I had high hopes for Spotify’s app platform, it looked like it was heralding the dawn of the ‘music platform’ that the digital market has needed, well, forever. Unfortunately label wrangling ensured that Spotify was not able to get the deals to allow app developers to monetize their apps so the venture was effectively still born, save for the highly credible efforts of some traditional media brands, such as the BBC, Now! And Deutsche Grammophon who didn’t have to worry about making money from the apps. Luckily the streaming companies haven’t given up on the ‘streaming as a platform’ vision and a host of integrations with the likes of Bandpage and PledgeMusic have the potential to help artists transform streaming cents into digital dollars.

Pricing – 3/10

I’ve been banging the pricing drum for so long the stick has broken. Unfortunately there was pitifully little progress in 2014, with label fears of cannibalising 9.99 dominating thoughts. On the plus side there is a huge amount of negotiating activity taking place right now and that should bear fruit in 2015. Expect Apple to try to get to market with the same 7.99 that YouTube’s Music Key is currently in market with (and expect that short term promotion for YouTube to eventually become permanent). And if 7.99 is the new 9.99 then prices will have to cascade. 4.99 will be the new 3.99, 3.99 will become 2.99 and so forth. And there remains the super urgent need for PAYG pricing leveraging in app payments. I predicted pricing innovation in 2012 and 2013 and it didn’t happen. Here’s to third time lucky.

Global expansion – 6/10

Deezer had already set a great precedent for rolling out into a vast number of global territories and Spotify played an admirable game of catch up in 2013 which continued with another five new countries in 2014. Rdio’s acquisition of Indian streaming service Dhingana was another interesting move.  Meaningful revenue is yet to follow in these Rest of World markets though – the US and Europe accounted for more than four fifths of global streaming revenue in 2014.  But the foundations have been laid and that in itself is an important step worthy of credit.

Sustainability – 4/10

The ripple effects of Taylor Swift’s windowing antics will be felt throughout 2015 with countless other big artists and their managers already making it very clear to labels that they want to do the same.
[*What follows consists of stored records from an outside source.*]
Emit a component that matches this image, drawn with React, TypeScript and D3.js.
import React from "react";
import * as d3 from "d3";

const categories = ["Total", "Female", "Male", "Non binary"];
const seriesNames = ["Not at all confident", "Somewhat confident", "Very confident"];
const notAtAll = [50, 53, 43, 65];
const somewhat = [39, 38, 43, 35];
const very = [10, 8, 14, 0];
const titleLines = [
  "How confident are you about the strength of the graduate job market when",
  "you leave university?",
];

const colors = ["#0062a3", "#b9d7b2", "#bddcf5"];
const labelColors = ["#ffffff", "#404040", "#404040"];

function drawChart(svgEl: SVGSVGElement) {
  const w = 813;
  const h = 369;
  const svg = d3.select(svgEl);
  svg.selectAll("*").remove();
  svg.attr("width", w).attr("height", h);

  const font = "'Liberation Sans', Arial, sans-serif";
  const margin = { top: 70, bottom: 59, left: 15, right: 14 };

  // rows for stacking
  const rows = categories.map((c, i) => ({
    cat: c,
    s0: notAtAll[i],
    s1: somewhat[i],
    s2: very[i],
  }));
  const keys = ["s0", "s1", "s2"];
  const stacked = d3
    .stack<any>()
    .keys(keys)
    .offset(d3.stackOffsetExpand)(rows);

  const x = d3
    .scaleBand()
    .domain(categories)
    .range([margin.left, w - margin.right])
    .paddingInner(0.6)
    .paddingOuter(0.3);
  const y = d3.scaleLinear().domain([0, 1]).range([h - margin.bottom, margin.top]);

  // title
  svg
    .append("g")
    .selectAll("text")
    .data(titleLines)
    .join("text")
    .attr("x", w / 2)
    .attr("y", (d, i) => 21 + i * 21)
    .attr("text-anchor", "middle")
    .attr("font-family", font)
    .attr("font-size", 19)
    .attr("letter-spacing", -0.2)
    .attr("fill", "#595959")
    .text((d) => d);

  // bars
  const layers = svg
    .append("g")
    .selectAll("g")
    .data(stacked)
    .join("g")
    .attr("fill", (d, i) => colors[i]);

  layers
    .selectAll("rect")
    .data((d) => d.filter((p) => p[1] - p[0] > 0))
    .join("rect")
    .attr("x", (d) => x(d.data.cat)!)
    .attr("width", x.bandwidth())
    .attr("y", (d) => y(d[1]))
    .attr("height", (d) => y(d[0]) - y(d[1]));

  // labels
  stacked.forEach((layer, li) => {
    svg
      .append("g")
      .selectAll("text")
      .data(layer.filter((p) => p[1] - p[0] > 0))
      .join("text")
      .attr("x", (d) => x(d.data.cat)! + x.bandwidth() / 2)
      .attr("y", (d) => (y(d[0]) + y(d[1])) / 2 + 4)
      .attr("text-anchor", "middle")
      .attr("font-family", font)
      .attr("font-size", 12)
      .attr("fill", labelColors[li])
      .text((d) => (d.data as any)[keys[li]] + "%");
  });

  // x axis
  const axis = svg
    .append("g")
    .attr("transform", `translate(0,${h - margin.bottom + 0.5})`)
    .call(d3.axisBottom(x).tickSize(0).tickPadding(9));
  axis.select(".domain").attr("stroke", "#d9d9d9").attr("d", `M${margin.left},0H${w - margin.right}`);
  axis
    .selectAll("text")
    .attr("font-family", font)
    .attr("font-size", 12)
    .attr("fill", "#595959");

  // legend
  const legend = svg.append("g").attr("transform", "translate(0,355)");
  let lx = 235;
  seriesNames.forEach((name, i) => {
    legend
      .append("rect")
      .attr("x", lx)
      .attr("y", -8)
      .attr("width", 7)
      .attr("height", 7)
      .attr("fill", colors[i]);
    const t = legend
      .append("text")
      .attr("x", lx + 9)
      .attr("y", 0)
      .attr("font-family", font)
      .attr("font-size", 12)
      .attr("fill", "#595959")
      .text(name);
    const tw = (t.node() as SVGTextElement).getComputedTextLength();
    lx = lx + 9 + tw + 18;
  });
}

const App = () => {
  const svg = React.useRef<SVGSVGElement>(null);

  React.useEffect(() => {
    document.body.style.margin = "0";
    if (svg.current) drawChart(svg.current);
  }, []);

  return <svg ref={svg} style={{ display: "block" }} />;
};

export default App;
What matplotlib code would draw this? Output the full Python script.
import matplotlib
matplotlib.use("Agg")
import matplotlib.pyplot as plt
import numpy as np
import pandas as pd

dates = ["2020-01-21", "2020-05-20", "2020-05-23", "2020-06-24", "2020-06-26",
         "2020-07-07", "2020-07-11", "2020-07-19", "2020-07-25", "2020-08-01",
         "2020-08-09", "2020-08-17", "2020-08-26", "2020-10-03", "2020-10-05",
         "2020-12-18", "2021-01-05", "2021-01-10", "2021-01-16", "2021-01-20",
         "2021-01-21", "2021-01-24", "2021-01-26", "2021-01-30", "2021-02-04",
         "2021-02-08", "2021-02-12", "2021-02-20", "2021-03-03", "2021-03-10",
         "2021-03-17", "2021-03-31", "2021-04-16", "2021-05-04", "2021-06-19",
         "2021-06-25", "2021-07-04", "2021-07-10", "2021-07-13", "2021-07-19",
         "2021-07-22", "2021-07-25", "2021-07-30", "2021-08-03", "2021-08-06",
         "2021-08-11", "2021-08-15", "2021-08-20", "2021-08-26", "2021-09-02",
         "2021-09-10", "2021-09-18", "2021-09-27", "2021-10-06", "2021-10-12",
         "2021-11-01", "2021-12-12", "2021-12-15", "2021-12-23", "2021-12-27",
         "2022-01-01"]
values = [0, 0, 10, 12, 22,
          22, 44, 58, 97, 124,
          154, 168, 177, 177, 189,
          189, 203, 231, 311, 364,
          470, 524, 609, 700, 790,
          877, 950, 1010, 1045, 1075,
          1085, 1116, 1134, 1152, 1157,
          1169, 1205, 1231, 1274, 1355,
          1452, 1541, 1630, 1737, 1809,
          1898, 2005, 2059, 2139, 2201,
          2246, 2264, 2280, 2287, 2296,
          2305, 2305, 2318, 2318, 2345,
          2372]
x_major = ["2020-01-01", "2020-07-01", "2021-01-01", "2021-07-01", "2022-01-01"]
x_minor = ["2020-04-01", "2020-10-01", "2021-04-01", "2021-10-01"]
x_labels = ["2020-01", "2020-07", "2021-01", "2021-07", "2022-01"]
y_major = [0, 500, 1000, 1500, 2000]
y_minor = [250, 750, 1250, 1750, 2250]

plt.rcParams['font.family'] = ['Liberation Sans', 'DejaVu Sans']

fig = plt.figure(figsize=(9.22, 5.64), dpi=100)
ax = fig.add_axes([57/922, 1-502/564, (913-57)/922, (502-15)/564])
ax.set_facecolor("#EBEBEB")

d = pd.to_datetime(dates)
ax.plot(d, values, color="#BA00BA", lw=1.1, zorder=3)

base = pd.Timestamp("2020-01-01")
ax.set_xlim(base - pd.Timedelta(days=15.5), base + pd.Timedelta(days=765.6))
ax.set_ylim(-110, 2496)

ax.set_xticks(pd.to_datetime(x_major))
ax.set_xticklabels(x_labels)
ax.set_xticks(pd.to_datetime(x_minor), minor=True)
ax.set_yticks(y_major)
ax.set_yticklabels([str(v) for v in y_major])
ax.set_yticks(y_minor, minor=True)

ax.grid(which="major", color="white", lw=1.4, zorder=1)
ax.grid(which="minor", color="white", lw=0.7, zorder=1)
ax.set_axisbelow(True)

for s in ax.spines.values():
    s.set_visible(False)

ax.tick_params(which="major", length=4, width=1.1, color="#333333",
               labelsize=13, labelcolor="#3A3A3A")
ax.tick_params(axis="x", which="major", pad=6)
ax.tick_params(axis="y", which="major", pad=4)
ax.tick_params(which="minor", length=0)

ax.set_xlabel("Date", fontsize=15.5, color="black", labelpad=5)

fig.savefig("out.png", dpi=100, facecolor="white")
The sooner Spotify can agree to having the free tier treated as a distinct window the sooner the streaming space can start rebuilding.   The whole ‘changing download dollars into streaming cents’ issue continues to haunt streaming though. And with streaming services struggling to see a route to operational profitability the perennial issue of sustainability remains a festering wound. The emerging generation of artists such as Avicii and Ed Sheeran who have never known a life of platinum album sales will learn how to prosper in the streaming era. The rest will have to learn to reinvent themselves, fast, really fast.

Overall Streaming gets a 6/10 for a year that saw huge progress but also the persistence of perennial problems that must be fixed for the sector to succeed.